Existen hoy tentaciones muy serias, Señor, para reescribir un nuevo Manifiesto dirigido a los intelectuales
como el que publicaron en febrero de 1931 Marañón, Pérez de Ayala y
Ortega. Ninguno de los tres era un radical, ni un izquierdista, ni un
resentido. Eran -ellos y otros que se unieron en la Agrupación al
Servicio de la República- ciudadanos profundamente decepcionados con la Monarquía
de la Restauración. Como hoy hay muchos en España con la que usted
encarna. Depende de usted, Señor, de su intuición, de su patriotismo,
tomar las decisiones que le afecten a usted y a su familia y a su Casa,
para que no se reescriba la historia que se contiene en la larga cita que he reproducido.
La inmensa mayoría de españoles que han sido juancarlistas y ya no lo son,
desean vivamente percibir de nuevo una Monarquía parlamentaria
funcional para España en la que el titular de la Corona forme parte de
las soluciones y no de los problemas. Usted, Señor, nos ha librado de
muchos, pero nos ha metido en otros que tampoco son pocos.

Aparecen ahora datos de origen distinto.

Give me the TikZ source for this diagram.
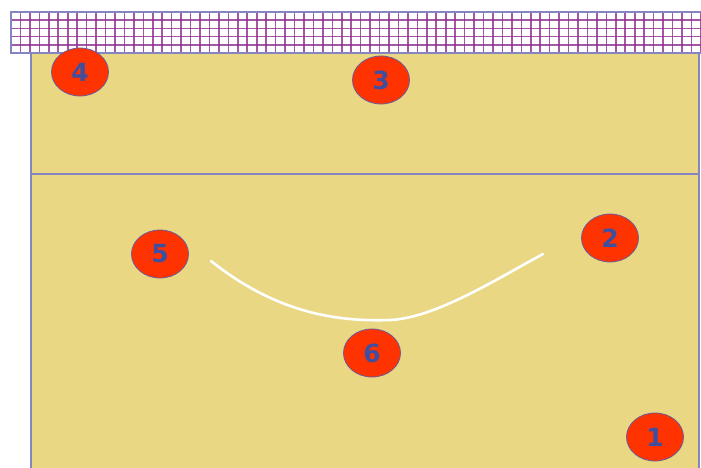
\documentclass[tikz,border=0pt]{standalone}
\usepackage{fontspec}
\setmainfont{DejaVu Sans}[BoldFont={DejaVu Sans Bold}]
\definecolor{court}{HTML}{E9D783}
\definecolor{courtline}{HTML}{8585C2}
\definecolor{netline}{HTML}{8E2E8E}
\definecolor{player}{HTML}{FF3300}
\definecolor{playerborder}{HTML}{6A5A9A}
\definecolor{digit}{HTML}{3F4FA0}
\tikzset{
  player/.style={ellipse, fill=player, draw=playerborder, line width=0.8pt,
    minimum width=57pt, minimum height=48pt, inner sep=0pt,
    text=digit, font=\fontsize{25}{25}\selectfont\bfseries},
  lineline/.style={draw=courtline, line width=1.2pt},
  netstroke/.style={draw=netline, line width=1.6pt, opacity=0.8},
  arcline/.style={draw=white, line width=2.6pt, line cap=round}
}
\usetikzlibrary{shapes.geometric}
\begin{document}
\begin{tikzpicture}[x=1pt,y=-1pt]
\useasboundingbox (0,0) rectangle (701,468);
\fill[white] (0,0) rectangle (701,468);
% court
\fill[court] (31,53) rectangle (699,470);
\draw[lineline] (31,470) -- (31,53) -- (699,53) -- (699,470);
\draw[lineline] (31,174) -- (699,174);
% net
\fill[white] (11,12) rectangle (701,53);
\foreach \i in {1,...,73} {
  \draw[netstroke] ({11+9.45*\i},12) -- ({11+9.45*\i},53);
}
\foreach \j in {1,...,4} {
  \draw[netstroke] (11,{12+8.2*\j}) -- (701,{12+8.2*\j});
}
\draw[lineline] (701,12) -- (11,12) -- (11,53) -- (701,53);
% arc
\coordinate (a1) at (211,261);
\coordinate (a2) at (390,320);
\coordinate (a3) at (543,254);
\draw[arcline] (a1) .. controls (275,312) and (335,322) .. (a2)
  .. controls (435,318) and (495,280) .. (a3);
% players
\node[player] (p4) at (80,72) {4};
\node[player] (p3) at (381,80) {3};
\node[player] (p5) at (160,254) {5};
\node[player] (p2) at (610,238) {2};
\node[player] (p6) at (372,353) {6};
\node[player] (p1) at (655,437) {1};
\end{tikzpicture}
\end{document}
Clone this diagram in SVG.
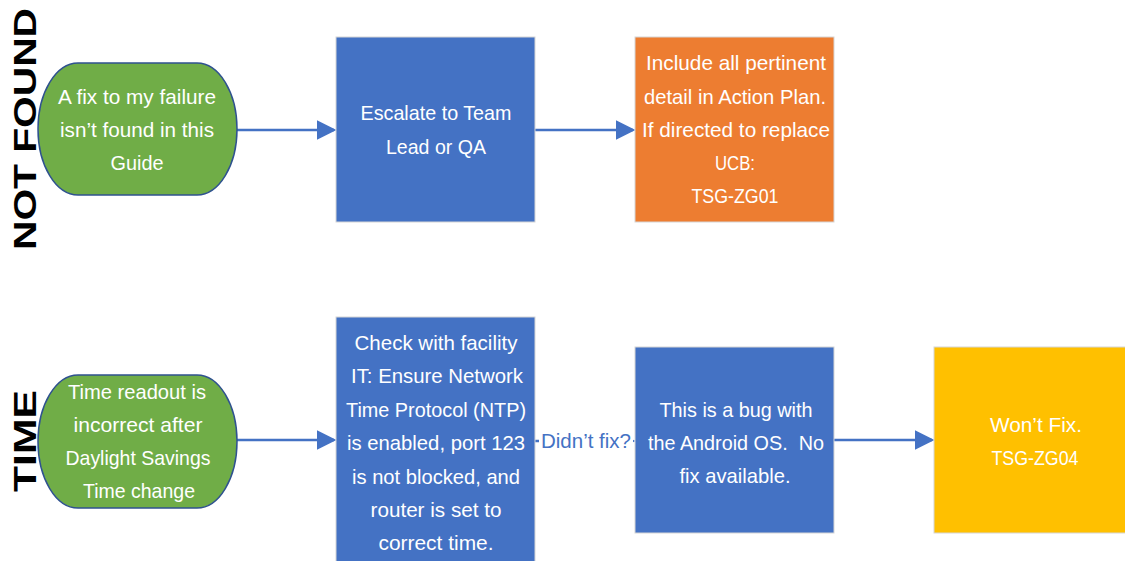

Un buen
monárquico del siglo XXI no es, Señor, quien cabecea en su presencia, le
adula o le edulcora la realidad, sino quien le recuerda y exige -porque
no es súbdito sino ciudadano- que España necesita la auténtica Monarquía de 1978 para
evitarnos el riesgo de regresar a donde la mayoría no queremos ir.
Disponemos, Señor, de una alternativa que usted mismo señaló las pasadas
navidades: el Príncipe de Asturias, el “mejor preparado de la historia” según sus palabras y que, como demostró el jueves en un soberbio discurso ante el Poder Judicial en Barcelona, está en plena sintonía con los tiempos, aunque haya canallas que, por dinero y mediante la agresión a la intimidad de su esposa,
quieran también erosionar la esperanza que representa. Adelántese,
Señor, a los dinamiteros e impulse la institución monárquica como el
Conde Barcelona lo hizo cuando ante usted renunció en la Zarzuela a sus derechos dinásticos apelando a “España, todo por España”.